The idea of home is a strong theme that pervades throughout this joint exhibition, with Bikash Shrestha’s The Family Album showing an ominous progression of the same family portrait, but in each subsequent photograph there is yet another absent family member cut out of the frame. Internal and external migration sunders family members apart, and as with Subas Tamang’s, I Want To Die In My Own House, perhaps the most powerful piece in this show, what are we without our homes and our family members, and how this disintegration of the family unit is affecting the social fabric of Nepal and the youth in their oft-moving homes which are populated only by the very young and the very old is a subject that is very much on the artists’ minds.
Tamang’s work, a loving portrait of his parents, is painstakingly carved onto rough granite slates. His father is a stone carver, and the family has moved to Kathmandu, struggling and dreaming to one day have a home, and a permanent address of their own. Tamang’s home is his parents, he says, and for him this work is a dedication to the struggle of his family as they strive for their basic rights.
Sheelasha Rajbhandari and Lavkant Chaudhary both address rights in their searing works that portray violence against women, and against the indigenous Tharu community, head on. The tiny brass beds that make up Sheelasha’s work are symbolic of the rote belittlement of women’s rights, in Nepal, and the world over, as women are treated as secondary to men even when they make up half of the global population. The Tharu community is similarly oppressed, with the 2015 events in Tikapur resulting in hundreds of young Tharu men being beaten and jailed, many of whom are still incarcerated without any due process. Lavkant’s piece is titled Ostracism and it highlights the forced separation of the Tharu communities from their land, which is all they have to subsist upon as farmers. Each hanging box in the installation contains a different kind of grain or lentil, symbolising the diversity of the terrains across which people have been oppressed and marginalised. On each bed of grain is a bullet, the searing symbol of violence that has now left its irrevocable mark on our country after the Maoist conflict and in the years following it as we continue to struggle to become inclusive; with very little progress.

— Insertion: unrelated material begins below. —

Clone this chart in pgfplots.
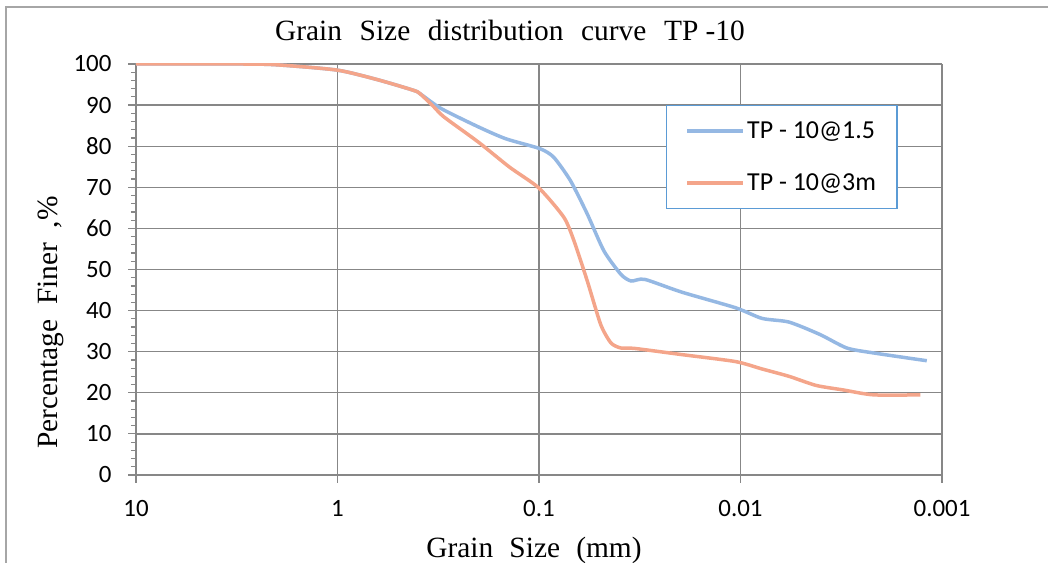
\documentclass[border=0pt]{standalone}
\usepackage{fontspec}
\setmainfont{Liberation Serif}
\newfontfamily\calib{Carlito}
\usepackage{pgfplots}
\pgfplotsset{compat=1.18}
\definecolor{cblue}{HTML}{95B8E3}
\definecolor{corange}{HTML}{F4A58A}
\definecolor{gmaj}{HTML}{878787}
\definecolor{gmin}{HTML}{BEBEBE}
\definecolor{legb}{HTML}{5B9BD5}
\begin{document}
\begin{tikzpicture}[x=1bp,y=1bp]
\path[use as bounding box] (0,0) rectangle (1048,563);
\draw[gray!70, line width=1.2bp] (6,0) -- (6,556) -- (1048,556);
\begin{axis}[
  at={(136bp,88bp)}, anchor=south west,
  scale only axis, width=806bp, height=411bp,
  xmode=log, x dir=reverse,
  xmin=0.001, xmax=10, ymin=0, ymax=100,
  xtick={10,1,0.1,0.01,0.001},
  xticklabels={10,1,0.1,0.01,0.001},
  ytick={0,10,...,100},
  minor ytick={2,4,...,98},
  log basis x=10,
  minor x tick num=8,
  grid=both,
  major grid style={gmaj, line width=1.3bp},
  minor grid style={gmin, line width=1.1bp},
  minor y grid style={draw=none},
  axis line style={gmaj, line width=1.3bp},
  axis x line*=bottom, axis y line*=left,
  tick align=outside,
  major tick length=8bp, minor tick length=5bp,
  tick style={gmaj, line width=1.2bp},
  minor x tick style={draw=none},
  xticklabel style={font=\calib\fontsize{25}{28}\selectfont, yshift=-14bp},
  yticklabel style={font=\calib\fontsize{25}{28}\selectfont, xshift=-13bp},
  /pgf/number format/assume math mode=true,
  title={Grain\hspace{0.6em}Size\hspace{0.6em}distribution\hspace{0.6em}curve\hspace{0.6em}TP -10},
  title style={font=\fontsize{29.5}{32}\selectfont, xshift=-29bp, yshift=14bp},
  xlabel={Grain\hspace{0.55em}Size\hspace{0.55em}(mm)},
  xlabel style={font=\fontsize{29.5}{32}\selectfont, yshift=-13bp, xshift=-5bp},
  ylabel={Percentage\hspace{0.5em}Finer\hspace{0.5em},\%},
  ylabel style={font=\fontsize{29.5}{32}\selectfont, yshift=3bp, xshift=-53bp},
  legend style={at={(0.6576,0.900)}, anchor=north west, draw=legb, line width=1.3bp,
    font=\calib\fontsize{26}{30}\selectfont, inner xsep=19bp, inner ysep=14bp,
    row sep=30bp, legend cell align=left},
  legend image code/.code={\path (0bp,0bp) -- (56bp,0bp);\draw[#1, line width=3.5bp] (0bp,0bp) -- (53bp,0bp);},
]
\addplot[cblue, line width=3.5bp, smooth, tension=0.4] coordinates {
(10,100) (3,100) (2,99.8) (1,98.5) (0.624,96.1) (0.42,93.6) (0.39,92.8)
(0.307,89.2) (0.2,84.7) (0.146,81.8) (0.099,79.4) (0.0845,77.3) (0.0698,71.6)
(0.0576,63.5) (0.0476,54.5) (0.0392,48.8) (0.0349,47.2) (0.0299,47.6)
(0.0196,44.5) (0.0106,40.7) (0.00782,38.1) (0.00574,37.2) (0.00404,34.2)
(0.00297,30.9) (0.00219,29.7) (0.00119,27.8)};
\addlegendentry{TP - 10@1.5}
\addplot[corange, line width=3.5bp, smooth, tension=0.4] coordinates {
(10,100) (3,100) (2,99.8) (1,98.5) (0.624,96.1) (0.42,93.6) (0.39,92.8)
(0.333,89.6) (0.296,87.1) (0.2,81) (0.14,74.9) (0.1,69.8)
(0.0753,62.7) (0.0671,57) (0.0576,47.2) (0.0494,36.6) (0.0439,32.1)
(0.0392,30.9) (0.0336,30.8) (0.0196,29.3) (0.0106,27.6) (0.00782,25.8)
(0.00574,24.0) (0.00422,21.8) (0.0031,20.7) (0.00219,19.5) (0.00128,19.5)};
\addlegendentry{TP - 10@3m}
\end{axis}
\end{tikzpicture}
\end{document}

All of these works are tied together by newcomer Sachin Yogal Shrestha’s Chasma Magowa—a tongue in cheek series of selfies where the artist is depicted wearing glasses or sunglasses that he has borrowed from other people. Sachin is looking for a human connection with the people he borrows from, but he is also commenting on the excessive superficial progression of our society as we move towards simulating our lives on social media, posing in glamorous, carefully constructed shots as we willfully ignore or gloss over the very real troubles at hand; choosing vanity over political engagement on any level.
It is heartening to see so many young, dynamic artists creating dialogue with the issues that are closest to them. What is alarming is the state’s total apathy towards any kind of progressiveness that is often branded as dangerous or revolutionary when it is simply a cry for freedom; like this unique, memorable show.